▶ **Dataset records**:
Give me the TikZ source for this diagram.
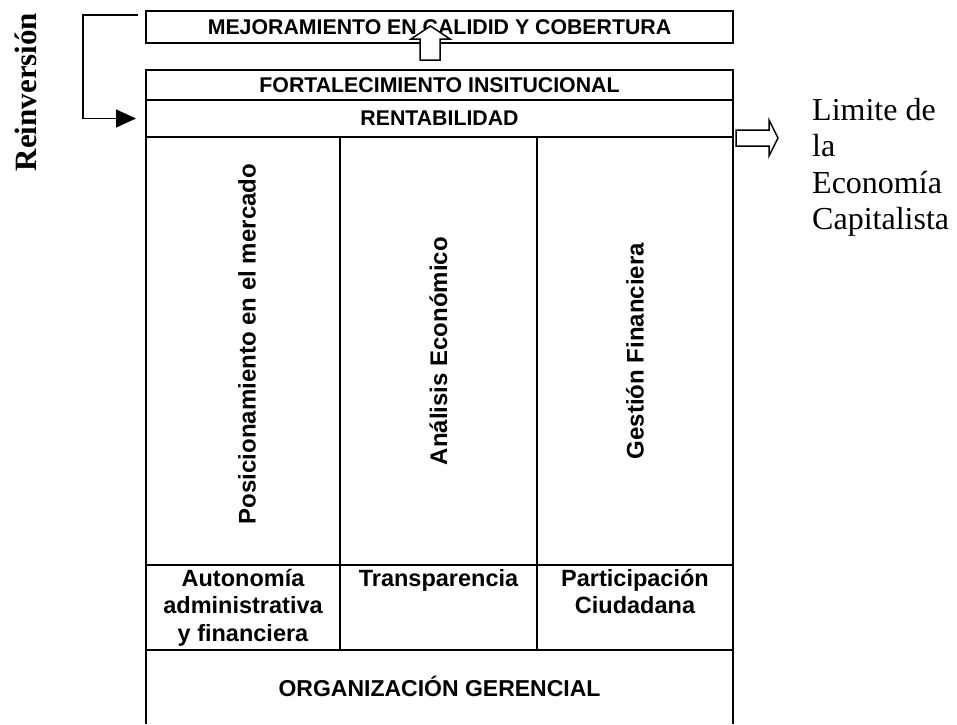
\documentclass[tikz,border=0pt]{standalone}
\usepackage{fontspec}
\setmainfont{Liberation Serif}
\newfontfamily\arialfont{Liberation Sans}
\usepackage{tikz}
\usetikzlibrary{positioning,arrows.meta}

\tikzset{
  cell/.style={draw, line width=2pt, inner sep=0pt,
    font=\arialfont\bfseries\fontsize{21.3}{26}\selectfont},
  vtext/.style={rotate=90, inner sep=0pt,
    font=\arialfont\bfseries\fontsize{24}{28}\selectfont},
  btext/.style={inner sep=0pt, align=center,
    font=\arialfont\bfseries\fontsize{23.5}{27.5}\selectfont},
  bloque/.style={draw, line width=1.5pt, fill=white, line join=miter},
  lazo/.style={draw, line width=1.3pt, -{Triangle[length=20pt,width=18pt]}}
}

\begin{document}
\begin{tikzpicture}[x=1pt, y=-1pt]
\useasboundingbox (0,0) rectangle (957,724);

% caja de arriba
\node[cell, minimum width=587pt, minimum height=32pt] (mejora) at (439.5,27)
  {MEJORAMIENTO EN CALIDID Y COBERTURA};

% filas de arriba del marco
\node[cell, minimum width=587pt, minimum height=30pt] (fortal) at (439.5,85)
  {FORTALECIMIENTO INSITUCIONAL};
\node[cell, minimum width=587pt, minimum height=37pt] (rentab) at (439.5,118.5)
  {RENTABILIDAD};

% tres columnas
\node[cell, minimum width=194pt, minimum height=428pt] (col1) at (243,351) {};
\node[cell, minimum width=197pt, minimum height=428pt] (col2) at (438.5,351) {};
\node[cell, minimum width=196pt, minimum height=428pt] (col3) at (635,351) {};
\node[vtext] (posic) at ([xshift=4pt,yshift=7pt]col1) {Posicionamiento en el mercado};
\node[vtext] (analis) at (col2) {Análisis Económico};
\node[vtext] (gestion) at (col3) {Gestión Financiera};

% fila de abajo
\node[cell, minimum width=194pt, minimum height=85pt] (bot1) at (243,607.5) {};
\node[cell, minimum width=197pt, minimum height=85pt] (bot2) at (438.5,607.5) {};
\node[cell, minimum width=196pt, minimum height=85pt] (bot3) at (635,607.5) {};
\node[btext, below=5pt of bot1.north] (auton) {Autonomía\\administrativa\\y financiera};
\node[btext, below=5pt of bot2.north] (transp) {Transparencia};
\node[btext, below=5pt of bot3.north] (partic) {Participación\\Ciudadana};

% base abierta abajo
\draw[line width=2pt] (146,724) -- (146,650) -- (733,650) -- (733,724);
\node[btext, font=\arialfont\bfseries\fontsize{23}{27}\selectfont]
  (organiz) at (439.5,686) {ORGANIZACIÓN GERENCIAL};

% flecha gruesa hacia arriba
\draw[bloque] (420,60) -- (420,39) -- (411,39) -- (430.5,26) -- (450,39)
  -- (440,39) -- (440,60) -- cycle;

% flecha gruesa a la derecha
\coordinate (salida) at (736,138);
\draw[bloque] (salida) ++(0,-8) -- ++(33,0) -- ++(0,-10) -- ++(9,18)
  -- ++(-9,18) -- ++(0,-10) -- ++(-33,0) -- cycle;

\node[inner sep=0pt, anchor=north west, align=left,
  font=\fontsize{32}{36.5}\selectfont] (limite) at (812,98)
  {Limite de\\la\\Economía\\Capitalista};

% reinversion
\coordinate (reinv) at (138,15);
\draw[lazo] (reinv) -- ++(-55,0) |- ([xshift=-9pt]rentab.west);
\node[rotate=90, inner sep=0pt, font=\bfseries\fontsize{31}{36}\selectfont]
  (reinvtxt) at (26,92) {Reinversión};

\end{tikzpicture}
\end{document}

---

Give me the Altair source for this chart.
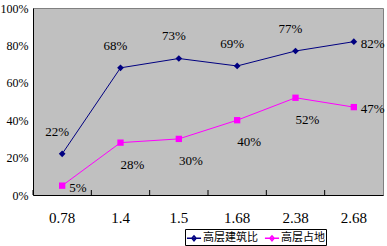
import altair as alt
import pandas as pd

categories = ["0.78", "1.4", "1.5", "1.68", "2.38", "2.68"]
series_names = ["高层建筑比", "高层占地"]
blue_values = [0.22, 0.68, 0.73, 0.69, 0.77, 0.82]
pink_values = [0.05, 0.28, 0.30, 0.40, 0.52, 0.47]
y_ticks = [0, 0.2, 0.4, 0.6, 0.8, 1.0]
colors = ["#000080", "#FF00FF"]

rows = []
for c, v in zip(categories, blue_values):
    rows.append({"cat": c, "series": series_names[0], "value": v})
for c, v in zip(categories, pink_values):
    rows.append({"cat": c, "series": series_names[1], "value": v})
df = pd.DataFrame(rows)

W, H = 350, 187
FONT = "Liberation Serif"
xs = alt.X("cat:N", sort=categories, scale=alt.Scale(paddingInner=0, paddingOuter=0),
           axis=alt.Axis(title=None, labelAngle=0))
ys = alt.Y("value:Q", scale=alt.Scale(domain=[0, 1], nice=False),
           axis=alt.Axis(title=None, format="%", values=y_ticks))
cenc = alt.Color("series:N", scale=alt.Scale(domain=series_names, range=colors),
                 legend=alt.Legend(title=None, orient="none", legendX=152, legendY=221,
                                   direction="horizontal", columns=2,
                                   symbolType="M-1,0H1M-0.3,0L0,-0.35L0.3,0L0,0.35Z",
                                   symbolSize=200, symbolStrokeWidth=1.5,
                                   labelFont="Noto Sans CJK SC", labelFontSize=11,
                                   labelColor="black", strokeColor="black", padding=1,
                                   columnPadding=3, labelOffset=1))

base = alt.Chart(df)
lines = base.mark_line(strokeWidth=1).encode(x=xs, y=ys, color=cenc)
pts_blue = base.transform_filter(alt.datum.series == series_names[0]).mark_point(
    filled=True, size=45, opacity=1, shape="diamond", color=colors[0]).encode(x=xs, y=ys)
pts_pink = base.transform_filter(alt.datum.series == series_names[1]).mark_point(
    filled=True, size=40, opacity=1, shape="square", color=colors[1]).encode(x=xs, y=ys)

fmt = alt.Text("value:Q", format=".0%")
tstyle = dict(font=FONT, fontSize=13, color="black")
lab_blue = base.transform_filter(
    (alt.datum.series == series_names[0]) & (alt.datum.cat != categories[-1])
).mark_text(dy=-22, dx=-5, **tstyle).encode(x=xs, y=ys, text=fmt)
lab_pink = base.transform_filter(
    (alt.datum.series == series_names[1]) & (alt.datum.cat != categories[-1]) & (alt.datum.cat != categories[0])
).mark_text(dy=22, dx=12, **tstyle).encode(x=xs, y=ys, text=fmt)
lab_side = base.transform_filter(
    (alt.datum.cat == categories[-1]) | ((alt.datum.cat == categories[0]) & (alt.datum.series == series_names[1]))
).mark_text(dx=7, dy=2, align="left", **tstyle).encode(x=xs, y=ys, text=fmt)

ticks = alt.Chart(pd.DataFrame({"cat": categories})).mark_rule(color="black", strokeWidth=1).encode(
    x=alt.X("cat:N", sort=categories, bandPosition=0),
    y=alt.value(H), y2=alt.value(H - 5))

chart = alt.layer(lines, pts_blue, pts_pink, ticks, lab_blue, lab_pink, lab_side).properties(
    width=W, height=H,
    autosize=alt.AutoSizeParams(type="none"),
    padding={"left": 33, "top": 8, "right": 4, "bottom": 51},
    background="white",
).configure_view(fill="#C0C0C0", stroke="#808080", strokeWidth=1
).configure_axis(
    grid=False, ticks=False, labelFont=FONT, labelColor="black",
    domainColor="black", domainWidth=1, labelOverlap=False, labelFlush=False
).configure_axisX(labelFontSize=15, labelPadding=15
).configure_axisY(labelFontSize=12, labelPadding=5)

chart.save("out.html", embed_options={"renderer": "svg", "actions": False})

▶ **Your instructions**: Both the line containing "Give me the Altair source for this chart." and the line containing "df = pd.DataFrame(rows)" belong in the copy, along with every line between them. Reproduce that stretch exactly, without the pictures.

▶ **Task response**:
Give me the Altair source for this chart.
import altair as alt
import pandas as pd

categories = ["0.78", "1.4", "1.5", "1.68", "2.38", "2.68"]
series_names = ["高层建筑比", "高层占地"]
blue_values = [0.22, 0.68, 0.73, 0.69, 0.77, 0.82]
pink_values = [0.05, 0.28, 0.30, 0.40, 0.52, 0.47]
y_ticks = [0, 0.2, 0.4, 0.6, 0.8, 1.0]
colors = ["#000080", "#FF00FF"]

rows = []
for c, v in zip(categories, blue_values):
    rows.append({"cat": c, "series": series_names[0], "value": v})
for c, v in zip(categories, pink_values):
    rows.append({"cat": c, "series": series_names[1], "value": v})
df = pd.DataFrame(rows)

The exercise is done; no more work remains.